Three questions for: Richard Hawley

"I'm more scared of going to the dentist than I am of showing my feelings."

Published August 3, 2006 4:00PM (EDT)

In a contemporary pop world overrun with sexual braggadocio and tough-guy machismo, listening to Richard Hawley's beautifully lush and sensitive music is like stumbling upon an oasis in a desert of bluster. Drawing inspiration from the sad-eyed and emotionally fraught American stars (Johnny Cash, Roy Orbison, the ballad-singing Elvis) he heard growing up in Sheffield, England, the 39-year-old singer and guitarist's most recent album, "Coles Corner," has just been nominated for England's prestigious Mercury Music Prize, where its brand of dreamy and bittersweet melancholia will vie for the honor against albums from both esteemed vets like Thom Yorke (an admitted Hawley fan) and hot newcomers such as the Arctic Monkeys and Editors.

Why do you think the kind of male vulnerability that's expressed on "Coles Corner," and the music that inspired it, have largely disappeared from contemporary pop music?

Men are taught to be hard. We mustn't cry, we mustn't show feelings, we mustn't express ourselves. But I wasn't brought up like that. I was brought up in a real gentle family of musicians who were real hardworking people -- my Dad was a steelworker as well. The passion and the love that he had for his family and his music makes me glad to be brought up where I was. We're living in maybe the most aggressive period the world has seen for quite a long time and it's especially important to hold on to the basic fucking humanity we've got left. I'm more scared of going to the dentist than I am of showing my feelings.

Do you think that emotional openness is part of the reason why your album has been so well received?

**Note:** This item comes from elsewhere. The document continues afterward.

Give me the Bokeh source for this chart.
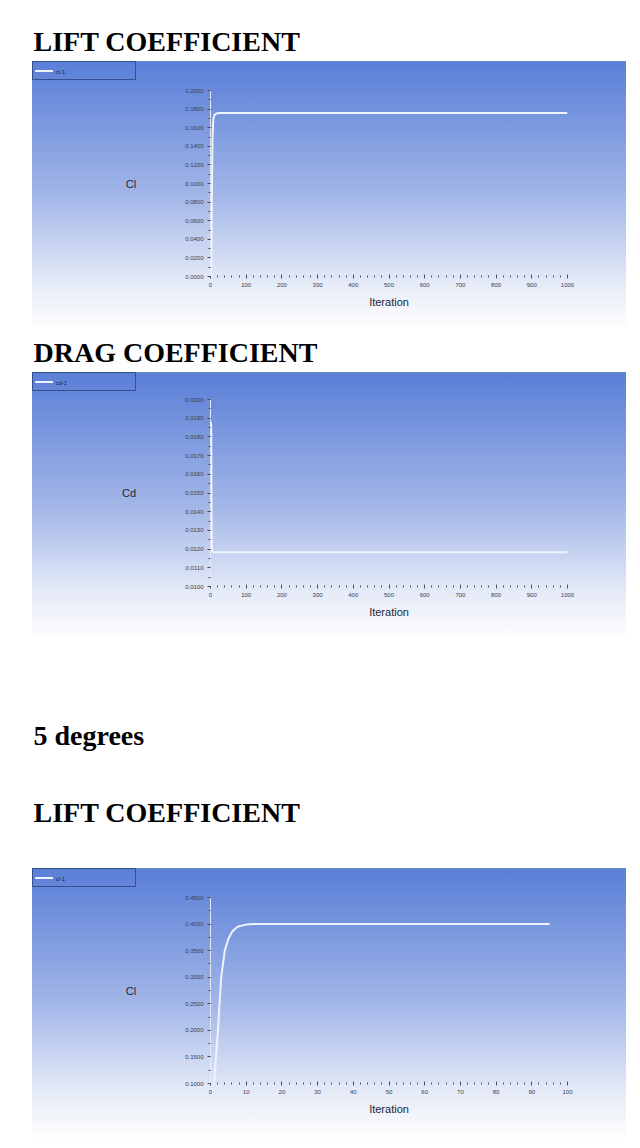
from bokeh.plotting import figure
from bokeh.layouts import column
from bokeh.models import ColumnDataSource, FixedTicker, NumeralTickFormatter, Title, Range1d
from bokeh.embed import file_html
from bokeh.resources import INLINE

# ---------------- data ----------------
heading_lift = "LIFT COEFFICIENT"
heading_drag = "DRAG COEFFICIENT"
heading_case = "5 degrees"
x_label = "Iteration"

# 0 degrees - lift coefficient
lift0_iter = [1, 2, 3, 4, 5, 6, 7, 8, 10, 12, 15, 20, 25, 40, 100, 1000]
lift0_cl = [0.0, 0.01, 0.04, 0.09, 0.13, 0.152, 0.163, 0.169, 0.1725, 0.174, 0.175,
            0.1755, 0.1757, 0.1757, 0.1757, 0.1757]
# 0 degrees - drag coefficient
drag0_iter = [1, 2, 3, 4, 5, 8, 20, 100, 1000]
drag0_cd = [0.0188, 0.0186, 0.0135, 0.0120, 0.01185, 0.01183, 0.01183, 0.01183, 0.01183]
# 5 degrees - lift coefficient
lift5_iter = [1, 2, 3, 4, 5, 6, 7, 8, 10, 12, 15, 20, 40, 95]
lift5_cl = [0.10, 0.19, 0.30, 0.35, 0.372, 0.385, 0.392, 0.396, 0.399, 0.400, 0.4003,
            0.4003, 0.4002, 0.4002]

# axis ticks
x_ticks_1000 = [0, 100, 200, 300, 400, 500, 600, 700, 800, 900, 1000]
x_ticks_100 = [0, 10, 20, 30, 40, 50, 60, 70, 80, 90, 100]
lift0_yticks = [0.0, 0.02, 0.04, 0.06, 0.08, 0.10, 0.12, 0.14, 0.16, 0.18, 0.20]
drag0_yticks = [0.010, 0.011, 0.012, 0.013, 0.014, 0.015, 0.016, 0.017, 0.018, 0.019, 0.020]
lift5_yticks = [0.10, 0.15, 0.20, 0.25, 0.30, 0.35, 0.40, 0.45]

# monitor legend labels
legend_lift = "cl-1"
legend_drag = "cd-1"

LINE_COLOR = "#eef2fb"
LEGEND_BORDER = "#34508f"


def minor_between(ticks, n):
    out = []
    for a, b in zip(ticks[:-1], ticks[1:]):
        for k in range(n):
            out.append(a + (b - a) * k / n)
    out.append(ticks[-1])
    return out


def heading(text, standoff):
    return Title(text=text, align="left", offset=-177, standoff=standoff,
                 text_font="Liberation Serif", text_font_size="28px",
                 text_font_style="bold", text_color="#000000")


def legend_text(text, standoff):
    return Title(text=text, align="left", offset=-155, standoff=standoff,
                 text_font="Liberation Sans", text_font_size="6px",
                 text_font_style="normal", text_color="#17245e")


def spacer(standoff):
    return Title(text=" ", standoff=standoff, text_font_size="1px")


def panel_background(panel_top, fig_h):
    solid = lambda c: f"linear-gradient({c},{c})"
    b = LEGEND_BORDER
    layers = [
        # monitor legend box in the panel's top-left corner
        f"{solid(b)} 0px {panel_top}px / 104px 1px no-repeat",
        f"{solid(b)} 0px {panel_top + 18}px / 104px 1px no-repeat",
        f"{solid(b)} 0px {panel_top}px / 1px 19px no-repeat",
        f"{solid(b)} 103px {panel_top}px / 1px 19px no-repeat",
        f"{solid(LINE_COLOR)} 3px {panel_top + 9}px / 18px 2px no-repeat",
        # blue-to-white panel gradient
        (f"linear-gradient(to bottom, #ffffff 0px, #ffffff {panel_top}px, "
         f"#7b8fc0 {panel_top}px, #5a7fd7 {panel_top + 1}px, "
         f"#a2b6e8 {panel_top + (fig_h - panel_top) * 0.5:.0f}px, "
         f"#e4eaf7 {panel_top + (fig_h - panel_top) * 0.82:.0f}px, #ffffff 100%) "
         f"0px 0px / 100% 100% no-repeat"),
    ]
    return ", ".join(layers)


def make_chart(xs, ys, xticks, xminor_n, yticks, yminor_n, ylabel, leg_label,
               fig_h, panel_top, frame_top, frame_h, titles, standoffs,
               spacer_standoff, legend_standoff, top_margin=0):
    p = figure(width=594, height=fig_h,
               x_range=Range1d(xticks[0], xticks[-1]),
               y_range=Range1d(yticks[0], yticks[-1]),
               output_backend="svg", toolbar_location=None,
               min_border_left=178, min_border_right=59,
               min_border_top=frame_top,
               min_border_bottom=fig_h - frame_top - frame_h,
               margin=(top_margin, 0, 0, 32))
    p.title = None
    p.background_fill_color = None
    p.border_fill_color = None
    p.outline_line_color = None
    p.grid.visible = False
    p.styles = {"background": panel_background(panel_top, fig_h)}

    src = ColumnDataSource(dict(it=xs, v=ys))
    p.line(x="it", y="v", source=src, line_color=LINE_COLOR, line_width=2)

    p.xaxis.ticker = FixedTicker(ticks=xticks, minor_ticks=minor_between(xticks, xminor_n))
    p.yaxis.ticker = FixedTicker(ticks=yticks, minor_ticks=minor_between(yticks, yminor_n))
    p.yaxis.formatter = NumeralTickFormatter(format="0.0000")
    p.xaxis.axis_label = x_label
    p.yaxis.axis_label = ylabel
    p.yaxis.axis_label_orientation = "horizontal"
    for ax in (p.xaxis[0], p.yaxis[0]):
        ax.axis_line_color = "#e3e8f4"
        ax.major_tick_line_color = "#4a4f63"
        ax.minor_tick_line_color = "#4a4f63"
        ax.major_label_text_font = "Liberation Sans"
        ax.major_label_text_font_size = "6px"
        ax.major_label_text_color = "#3a3d4f"
        ax.axis_label_text_font = "Liberation Sans"
        ax.axis_label_text_font_size = "11px"
        ax.axis_label_text_font_style = "normal"
        ax.axis_label_text_color = "#22252f"
        ax.major_label_standoff = 4
    p.xaxis.major_tick_in = 2
    p.xaxis.major_tick_out = 2
    p.xaxis.minor_tick_in = 1
    p.xaxis.minor_tick_out = 1
    p.xaxis.axis_label_standoff = 6
    p.yaxis.major_tick_in = 0
    p.yaxis.major_tick_out = 3
    p.yaxis.minor_tick_in = 0
    p.yaxis.minor_tick_out = 2
    p.yaxis.axis_label_standoff = 46

    # items above the frame, first added sits closest to the frame
    p.add_layout(spacer(spacer_standoff), "above")
    p.add_layout(legend_text(leg_label, legend_standoff), "above")
    for t, so in zip(titles, standoffs):
        p.add_layout(heading(t, so), "above")
    return p


p1 = make_chart(lift0_iter, lift0_cl, x_ticks_1000, 5, lift0_yticks, 2, "Cl", legend_lift,
                fig_h=322, panel_top=53, frame_top=82, frame_h=186,
                titles=[heading_lift], standoffs=[19], spacer_standoff=13,
                legend_standoff=0, top_margin=8)
p2 = make_chart(drag0_iter, drag0_cd, x_ticks_1000, 5, drag0_yticks, 2, "Cd", legend_drag,
                fig_h=310, panel_top=42, frame_top=69, frame_h=187,
                titles=[heading_drag], standoffs=[5], spacer_standoff=4,
                legend_standoff=14)
p3 = make_chart(lift5_iter, lift5_cl, x_ticks_100, 5, lift5_yticks, 2, "Cl", legend_lift,
                fig_h=500, panel_top=228, frame_top=257, frame_h=186,
                titles=[heading_lift, heading_case], standoffs=[65, 23],
                spacer_standoff=0, legend_standoff=26)

layout = column(p1, p2, p3)
open("out.html", "w").write(file_html(layout, INLINE))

Fuck knows. I have no idea. It's got genuine emotion and feeling in it. Maybe people just want something that isn't fake. Part of the reason I made the record was that I was so sick of listening to shitty music on the radio, you know? Radio is such a great medium, but when you turn it on, it's just bullshit. English radio is the sound of being sold something. I just find it wearing -- it's like living in an advertising theme park; it really fucks my brain up. I made the decision a few years ago to completely disengage myself from modern popular culture. I don't watch TV, I never listen to radio unless it's talk radio, I don't read the newspapers. I've got no interest in modern British culture. It's crap.

But wasn't Elvis selling something too?

Yeah, I know, but you got something when you bought it as far as I'm concerned. You got a lot more and it was worth the money you paid. And it does things that stay with you forever. Modern music is made to be irrelevant in two weeks. These are wide statements I'm making, you can pick holes in them. There is great music out there and I'm talking more about British culture -- I don't know what it's like to live in America -- but it's just so fuckin' low-grade and lowbrow to me. And I don't mean that in a snobbish way at all. It's just shit. Not to be too negative or anything.